WORK INSTRUCTIONS
Your copy of the material must match it exactly, except that pictures are dropped.

═════ RECORDS PROVIDED

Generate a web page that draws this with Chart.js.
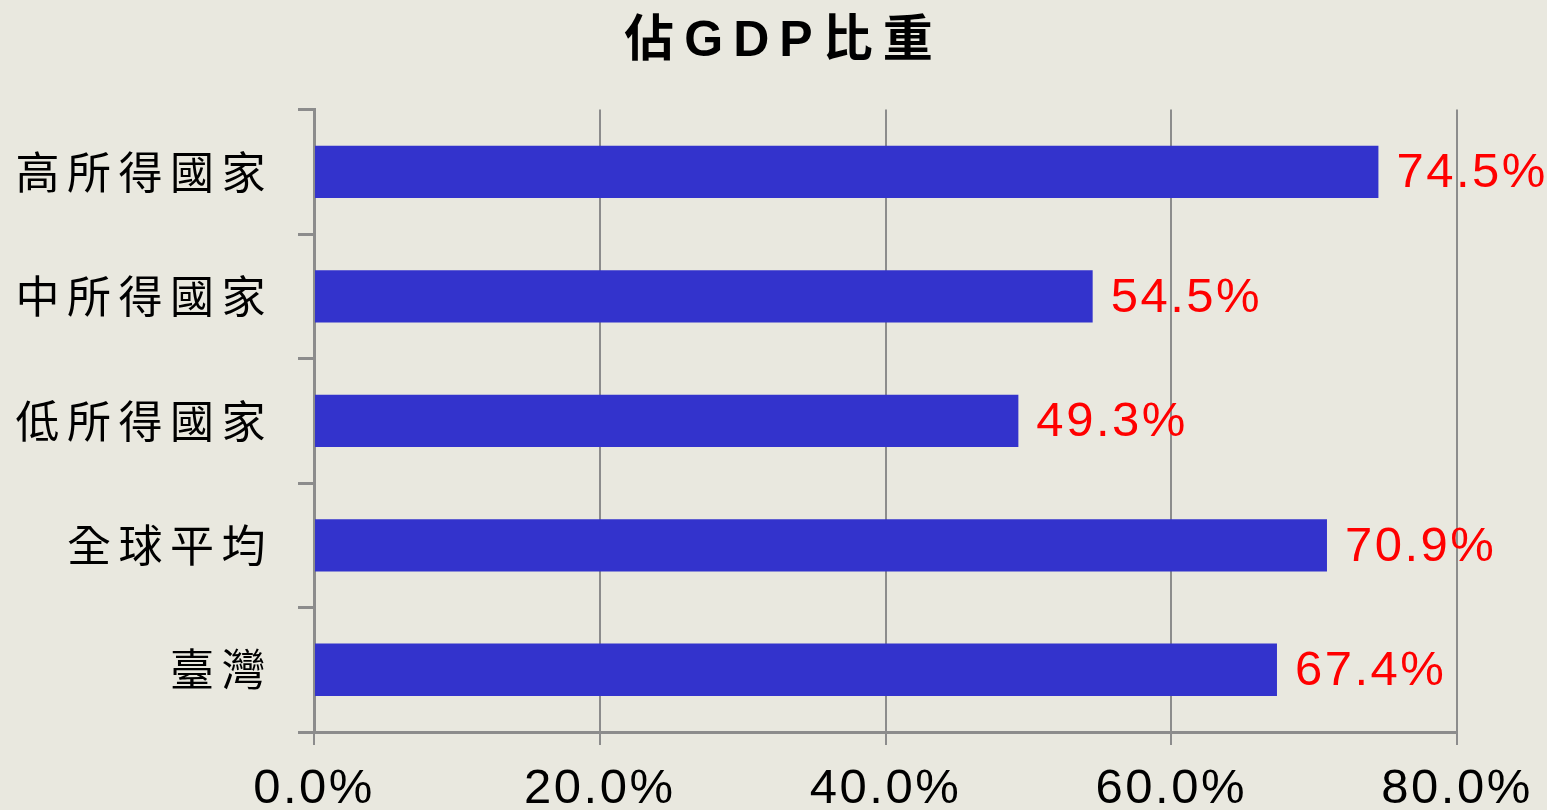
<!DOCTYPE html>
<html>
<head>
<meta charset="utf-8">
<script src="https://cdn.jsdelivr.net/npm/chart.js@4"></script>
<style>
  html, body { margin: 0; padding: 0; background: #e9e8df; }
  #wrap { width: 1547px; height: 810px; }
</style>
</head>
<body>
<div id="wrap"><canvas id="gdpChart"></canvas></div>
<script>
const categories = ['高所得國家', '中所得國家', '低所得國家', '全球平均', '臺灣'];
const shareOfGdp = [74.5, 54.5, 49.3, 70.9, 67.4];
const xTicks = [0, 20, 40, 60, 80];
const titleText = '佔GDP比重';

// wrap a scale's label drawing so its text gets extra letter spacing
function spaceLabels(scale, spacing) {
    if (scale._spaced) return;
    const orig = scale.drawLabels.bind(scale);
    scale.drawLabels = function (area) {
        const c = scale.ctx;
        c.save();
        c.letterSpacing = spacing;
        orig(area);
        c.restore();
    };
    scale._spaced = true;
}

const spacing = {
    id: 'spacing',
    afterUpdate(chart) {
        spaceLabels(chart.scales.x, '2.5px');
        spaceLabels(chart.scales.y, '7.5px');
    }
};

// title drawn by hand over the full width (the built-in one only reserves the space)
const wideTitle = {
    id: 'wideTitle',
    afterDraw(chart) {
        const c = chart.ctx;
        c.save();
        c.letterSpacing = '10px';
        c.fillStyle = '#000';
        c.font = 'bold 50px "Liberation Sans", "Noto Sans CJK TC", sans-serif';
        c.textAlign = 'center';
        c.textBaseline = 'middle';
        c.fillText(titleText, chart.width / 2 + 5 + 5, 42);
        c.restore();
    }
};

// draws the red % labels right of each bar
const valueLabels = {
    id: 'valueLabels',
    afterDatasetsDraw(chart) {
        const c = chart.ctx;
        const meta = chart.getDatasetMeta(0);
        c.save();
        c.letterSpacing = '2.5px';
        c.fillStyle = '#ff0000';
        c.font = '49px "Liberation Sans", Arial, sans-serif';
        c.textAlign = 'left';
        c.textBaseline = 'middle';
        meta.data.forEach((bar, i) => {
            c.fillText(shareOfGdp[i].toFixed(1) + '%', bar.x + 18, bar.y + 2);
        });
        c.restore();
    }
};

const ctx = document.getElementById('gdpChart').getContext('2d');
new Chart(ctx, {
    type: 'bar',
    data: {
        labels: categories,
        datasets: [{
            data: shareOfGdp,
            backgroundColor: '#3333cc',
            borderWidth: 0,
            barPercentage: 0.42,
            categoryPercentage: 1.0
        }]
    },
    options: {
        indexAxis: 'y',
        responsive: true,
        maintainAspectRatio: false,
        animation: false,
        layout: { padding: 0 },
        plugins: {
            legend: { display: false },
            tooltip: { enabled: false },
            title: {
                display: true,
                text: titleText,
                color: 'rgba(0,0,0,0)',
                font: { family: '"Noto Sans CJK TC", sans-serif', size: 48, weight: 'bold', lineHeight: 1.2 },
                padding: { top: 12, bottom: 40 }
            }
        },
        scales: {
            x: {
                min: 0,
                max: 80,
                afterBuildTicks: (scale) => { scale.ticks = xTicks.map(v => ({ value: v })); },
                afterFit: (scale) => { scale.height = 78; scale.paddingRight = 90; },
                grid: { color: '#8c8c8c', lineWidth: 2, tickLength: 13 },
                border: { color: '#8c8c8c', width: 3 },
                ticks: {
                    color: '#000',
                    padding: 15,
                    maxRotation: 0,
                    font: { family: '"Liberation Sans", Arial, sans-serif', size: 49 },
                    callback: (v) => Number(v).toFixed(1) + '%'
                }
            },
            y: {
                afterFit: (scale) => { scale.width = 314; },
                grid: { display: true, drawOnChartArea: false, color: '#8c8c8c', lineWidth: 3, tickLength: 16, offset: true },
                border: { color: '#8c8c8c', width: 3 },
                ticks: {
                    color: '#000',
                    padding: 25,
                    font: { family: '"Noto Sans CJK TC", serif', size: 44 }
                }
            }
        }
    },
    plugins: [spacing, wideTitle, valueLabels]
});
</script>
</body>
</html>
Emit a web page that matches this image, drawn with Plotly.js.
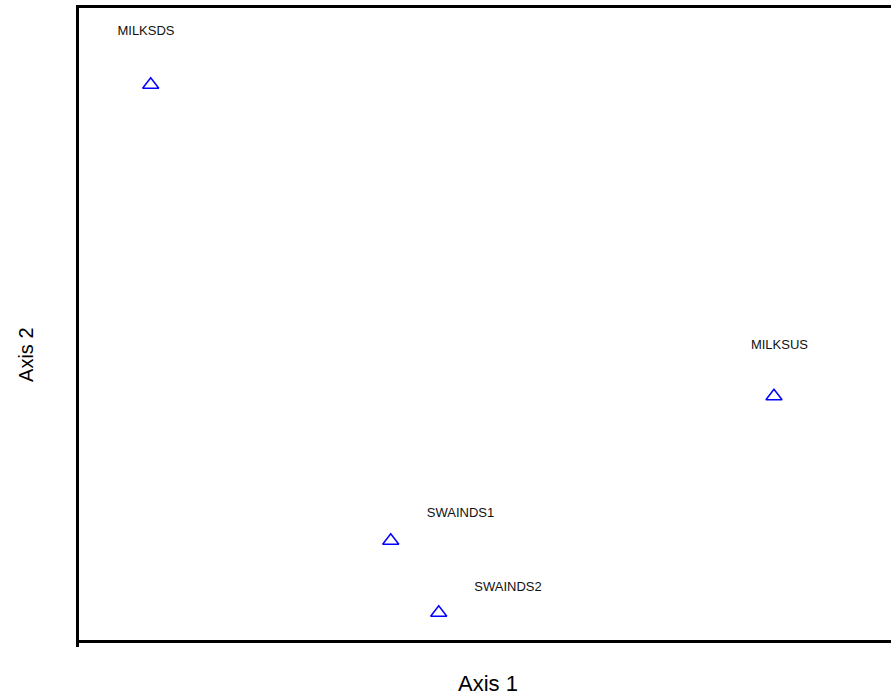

══════════

CORRECT RESULT
Generate a web page that draws this with Chart.js.
<!DOCTYPE html>
<html>
<head>
<meta charset="utf-8">
<script src="https://cdn.jsdelivr.net/npm/chart.js@4"></script>
<style>
  html, body { margin: 0; padding: 0; background: #e9e8df; }
  #wrap { width: 1547px; height: 810px; }
</style>
</head>
<body>
<div id="wrap"><canvas id="gdpChart"></canvas></div>
<script>
const categories = ['高所得國家', '中所得國家', '低所得國家', '全球平均', '臺灣'];
const shareOfGdp = [74.5, 54.5, 49.3, 70.9, 67.4];
const xTicks = [0, 20, 40, 60, 80];
const titleText = '佔GDP比重';

// wrap a scale's label drawing so its text gets extra letter spacing
function spaceLabels(scale, spacing) {
    if (scale._spaced) return;
    const orig = scale.drawLabels.bind(scale);
    scale.drawLabels = function (area) {
        const c = scale.ctx;
        c.save();
        c.letterSpacing = spacing;
        orig(area);
        c.restore();
    };
    scale._spaced = true;
}

const spacing = {
    id: 'spacing',
    afterUpdate(chart) {
        spaceLabels(chart.scales.x, '2.5px');
        spaceLabels(chart.scales.y, '7.5px');
    }
};

// title drawn by hand over the full width (the built-in one only reserves the space)
const wideTitle = {
    id: 'wideTitle',
    afterDraw(chart) {
        const c = chart.ctx;
        c.save();
        c.letterSpacing = '10px';
        c.fillStyle = '#000';
        c.font = 'bold 50px "Liberation Sans", "Noto Sans CJK TC", sans-serif';
        c.textAlign = 'center';
        c.textBaseline = 'middle';
        c.fillText(titleText, chart.width / 2 + 5 + 5, 42);
        c.restore();
    }
};

// draws the red % labels right of each bar
const valueLabels = {
    id: 'valueLabels',
    afterDatasetsDraw(chart) {
        const c = chart.ctx;
        const meta = chart.getDatasetMeta(0);
        c.save();
        c.letterSpacing = '2.5px';
        c.fillStyle = '#ff0000';
        c.font = '49px "Liberation Sans", Arial, sans-serif';
        c.textAlign = 'left';
        c.textBaseline = 'middle';
        meta.data.forEach((bar, i) => {
            c.fillText(shareOfGdp[i].toFixed(1) + '%', bar.x + 18, bar.y + 2);
        });
        c.restore();
    }
};

const ctx = document.getElementById('gdpChart').getContext('2d');
new Chart(ctx, {
    type: 'bar',
    data: {
        labels: categories,
        datasets: [{
            data: shareOfGdp,
            backgroundColor: '#3333cc',
            borderWidth: 0,
            barPercentage: 0.42,
            categoryPercentage: 1.0
        }]
    },
    options: {
        indexAxis: 'y',
        responsive: true,
        maintainAspectRatio: false,
        animation: false,
        layout: { padding: 0 },
        plugins: {
            legend: { display: false },
            tooltip: { enabled: false },
            title: {
                display: true,
                text: titleText,
                color: 'rgba(0,0,0,0)',
                font: { family: '"Noto Sans CJK TC", sans-serif', size: 48, weight: 'bold', lineHeight: 1.2 },
                padding: { top: 12, bottom: 40 }
            }
        },
        scales: {
            x: {
                min: 0,
                max: 80,
                afterBuildTicks: (scale) => { scale.ticks = xTicks.map(v => ({ value: v })); },
                afterFit: (scale) => { scale.height = 78; scale.paddingRight = 90; },
                grid: { color: '#8c8c8c', lineWidth: 2, tickLength: 13 },
                border: { color: '#8c8c8c', width: 3 },
                ticks: {
                    color: '#000',
                    padding: 15,
                    maxRotation: 0,
                    font: { family: '"Liberation Sans", Arial, sans-serif', size: 49 },
                    callback: (v) => Number(v).toFixed(1) + '%'
                }
            },
            y: {
                afterFit: (scale) => { scale.width = 314; },
                grid: { display: true, drawOnChartArea: false, color: '#8c8c8c', lineWidth: 3, tickLength: 16, offset: true },
                border: { color: '#8c8c8c', width: 3 },
                ticks: {
                    color: '#000',
                    padding: 25,
                    font: { family: '"Noto Sans CJK TC", serif', size: 44 }
                }
            }
        }
    },
    plugins: [spacing, wideTitle, valueLabels]
});
</script>
</body>
</html>
Emit a web page that matches this image, drawn with Plotly.js.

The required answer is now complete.